11. Return of Documents
11.1 Upon request, original documents must be returned after the mandate ends. The attorney may retain copies.
11.2 If the client later requests documents already received, they must bear the costs.
11.3 Files must be stored for five years unless longer legal retention periods apply. After that, the client consents to their destruction, including originals.
12. Duty to Report
The attorney must inform the client appropriately—verbally or in writing—about actions taken in the course of the mandate.
13.Sub-Authorization and Substitution
It is agreed that the attorney may be represented by another lawyer (sub-authorization). In temporary absence, the attorney may delegate tasks to another lawyer (§ 14 RAO). The original attorney is only liable for negligent selection.
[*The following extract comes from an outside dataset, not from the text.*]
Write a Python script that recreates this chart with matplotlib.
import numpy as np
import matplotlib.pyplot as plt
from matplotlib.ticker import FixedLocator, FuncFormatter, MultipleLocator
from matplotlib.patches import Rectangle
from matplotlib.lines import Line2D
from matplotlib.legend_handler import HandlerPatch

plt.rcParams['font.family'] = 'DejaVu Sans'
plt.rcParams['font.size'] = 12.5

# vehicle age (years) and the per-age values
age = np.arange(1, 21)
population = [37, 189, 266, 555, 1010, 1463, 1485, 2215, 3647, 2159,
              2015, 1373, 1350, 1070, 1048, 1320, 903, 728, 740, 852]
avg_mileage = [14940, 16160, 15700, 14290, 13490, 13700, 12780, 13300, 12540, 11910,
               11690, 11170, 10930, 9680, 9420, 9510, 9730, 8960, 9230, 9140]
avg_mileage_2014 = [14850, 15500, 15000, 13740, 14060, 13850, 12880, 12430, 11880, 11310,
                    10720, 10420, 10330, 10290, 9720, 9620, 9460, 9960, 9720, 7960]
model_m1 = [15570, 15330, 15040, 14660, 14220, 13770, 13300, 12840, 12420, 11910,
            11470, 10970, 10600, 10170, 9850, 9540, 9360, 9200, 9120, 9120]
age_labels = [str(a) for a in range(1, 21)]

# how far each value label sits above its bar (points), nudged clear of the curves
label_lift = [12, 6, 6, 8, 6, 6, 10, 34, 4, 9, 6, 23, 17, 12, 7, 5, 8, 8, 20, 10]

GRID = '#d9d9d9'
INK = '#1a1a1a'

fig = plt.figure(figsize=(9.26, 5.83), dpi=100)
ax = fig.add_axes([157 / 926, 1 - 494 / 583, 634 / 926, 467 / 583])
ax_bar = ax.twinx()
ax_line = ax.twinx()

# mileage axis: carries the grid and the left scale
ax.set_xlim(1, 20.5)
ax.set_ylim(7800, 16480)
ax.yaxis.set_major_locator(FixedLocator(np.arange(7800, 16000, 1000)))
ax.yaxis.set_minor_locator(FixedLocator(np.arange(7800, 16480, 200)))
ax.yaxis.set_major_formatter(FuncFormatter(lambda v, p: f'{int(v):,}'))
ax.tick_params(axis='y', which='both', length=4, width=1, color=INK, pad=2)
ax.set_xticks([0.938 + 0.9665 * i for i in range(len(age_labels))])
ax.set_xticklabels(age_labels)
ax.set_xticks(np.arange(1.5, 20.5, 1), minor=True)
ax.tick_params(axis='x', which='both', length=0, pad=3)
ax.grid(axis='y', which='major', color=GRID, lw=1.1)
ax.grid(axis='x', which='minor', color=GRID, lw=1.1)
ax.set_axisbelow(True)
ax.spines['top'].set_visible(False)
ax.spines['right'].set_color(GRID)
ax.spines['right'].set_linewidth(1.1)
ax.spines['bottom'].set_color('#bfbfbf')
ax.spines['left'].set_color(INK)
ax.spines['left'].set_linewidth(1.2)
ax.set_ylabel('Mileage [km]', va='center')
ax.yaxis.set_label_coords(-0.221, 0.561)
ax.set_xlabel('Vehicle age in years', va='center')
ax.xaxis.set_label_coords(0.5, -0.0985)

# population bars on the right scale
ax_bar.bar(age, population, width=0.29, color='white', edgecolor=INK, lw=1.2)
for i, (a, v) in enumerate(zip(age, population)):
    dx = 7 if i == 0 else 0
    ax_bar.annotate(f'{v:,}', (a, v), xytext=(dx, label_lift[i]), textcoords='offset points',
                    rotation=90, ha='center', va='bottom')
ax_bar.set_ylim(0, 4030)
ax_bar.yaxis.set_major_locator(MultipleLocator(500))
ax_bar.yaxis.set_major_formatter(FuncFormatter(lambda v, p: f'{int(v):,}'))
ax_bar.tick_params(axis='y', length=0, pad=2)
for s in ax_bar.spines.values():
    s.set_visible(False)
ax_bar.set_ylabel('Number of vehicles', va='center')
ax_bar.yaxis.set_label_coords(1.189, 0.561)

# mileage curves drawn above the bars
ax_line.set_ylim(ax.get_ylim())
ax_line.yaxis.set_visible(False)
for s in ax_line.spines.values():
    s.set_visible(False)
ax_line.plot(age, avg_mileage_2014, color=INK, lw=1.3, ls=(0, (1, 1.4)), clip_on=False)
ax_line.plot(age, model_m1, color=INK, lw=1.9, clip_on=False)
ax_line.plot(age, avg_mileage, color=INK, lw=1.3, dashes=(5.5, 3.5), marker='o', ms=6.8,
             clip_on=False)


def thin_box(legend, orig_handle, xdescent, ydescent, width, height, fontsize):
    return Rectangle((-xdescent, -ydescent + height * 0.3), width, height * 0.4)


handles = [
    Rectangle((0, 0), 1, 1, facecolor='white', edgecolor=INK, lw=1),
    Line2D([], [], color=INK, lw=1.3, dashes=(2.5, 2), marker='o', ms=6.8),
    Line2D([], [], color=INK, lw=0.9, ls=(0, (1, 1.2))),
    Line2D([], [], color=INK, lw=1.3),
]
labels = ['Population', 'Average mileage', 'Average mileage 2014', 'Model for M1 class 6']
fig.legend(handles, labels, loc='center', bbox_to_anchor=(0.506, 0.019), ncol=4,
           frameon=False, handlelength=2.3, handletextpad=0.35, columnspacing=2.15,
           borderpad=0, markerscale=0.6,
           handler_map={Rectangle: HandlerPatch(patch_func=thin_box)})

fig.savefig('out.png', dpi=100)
14. Governing Law and Jurisdiction
These Terms and Conditions and the contractual relationship are governed by Austrian substantive law, excluding conflict-of-law rules. The exclusive place of jurisdiction is the competent court for the 1st District of Vienna.
15. Final Provisions
Amendments or supplements to these Terms and Conditions of Engagement shall only be valid if made in writing, unless the client is a consumer within the meaning of the Austrian Consumer Protection Act (KSchG). Any declarations made by the Attorneys to the client shall be deemed received if they are sent to the address provided by the client at the time of engagement or to a subsequently notified address, provided such notification was made in writing.
Unless otherwise agreed, the Attorneys may correspond with the client in any form they consider appropriate. Declarations required to be made in writing under these Terms and Conditions may – unless expressly stated otherwise – also be made by fax or email.
Unless the client provides written instructions to the contrary, the Attorneys are entitled to conduct email correspondence with the client in unencrypted form. The client acknowledges having been informed of the associated risks (particularly concerning access, confidentiality, and potential alteration of messages during transmission) and consents to unencrypted email communication in full knowledge of these risks.